Com 1,4 milhão de visualizações até o momento (76 mil curtidas e 2,6 mil avaliações negativas), as questões abordadas pelo filme perscrutam com profundidade um elemento marcante e decisivo para a organização social, no Brasil e em boa parte do mundo. As relações que se iniciam entre pais e filhos, atravessam a formação de novas famílias, descambam em violência doméstica e geram uma quase infinita série de traumas nos mais diversos aspectos da vida são as premissas do argumento desenvolvido pelo roteiro. Logo de início, recebemos o convite para meditar sobre o significado do papel de pai (e marido), enquanto ouvimos depoimentos perturbadores, mas, ao mesmo tempo, tão íntimos.
A revelação do documentário, talvez, resida em demonstrar o quanto o algoz é também massacrado pelos próprios tormentos que provoca, pois o suposto poder exercido à base de violência e ignobilidade esconde personalidades frágeis, carentes e adoecidas. Como se diz por aí, é preciso “estar com a terapia em dia”. A obra justamente contribui para a cura de arraigadas estruturas disfuncionais, não apenas expondo as mazelas de uma existência masculina distorcida, mas apontando para possíveis processos terapêuticos que nos livrem da perpetuação de dores históricas.

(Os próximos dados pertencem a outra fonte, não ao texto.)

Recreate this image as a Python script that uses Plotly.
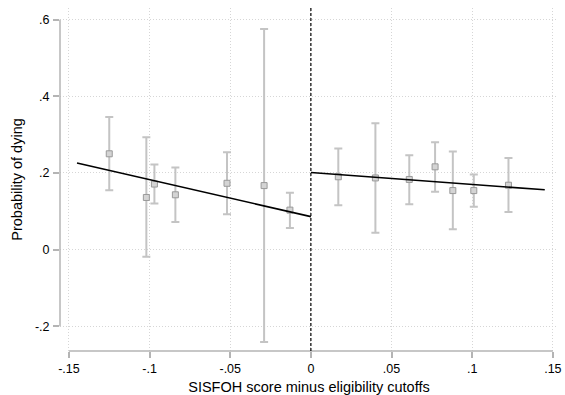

Não hesitei em compartilhar o título, disponível gratuita e integralmente no YouTube, com os contatos e amigos em minhas redes. Recomendo fortemente, aliás, que a obra seja tema de estudo em salas de aulas (do fundamental ao superior), pois me parece um conteúdo muito mais proveitoso e necessário do que a tabela periódica ou algumas normas gramaticais. Tantas são as reformas de que precisamos — da tributária ao caráter humano.
Reconhecer e abraçar tenramente as fragilidades que nos rodeiam, não como forma de enaltecê-las e as transformar em pressupostos virtuosos para o exercício do poder (como se faz no presente em Brasília), mas, sobretudo, para estabelecer um novo sentido para as múltiplas manifestações do universo masculino, tem o poder de cicatrizar antigas feridas, interromper incontáveis ciclos de sofrimento e lançar luz ao mundo.
Nosso desafio vai além de aprovar leis justas, dar eficiência aos tribunais e punir os criminosos que nos assaltam das favelas aos palácios. É preciso tocar o coração, afagar a alma e sossegar a mente. Um bom papo de homem para homem, na real, pode ser um bom começo.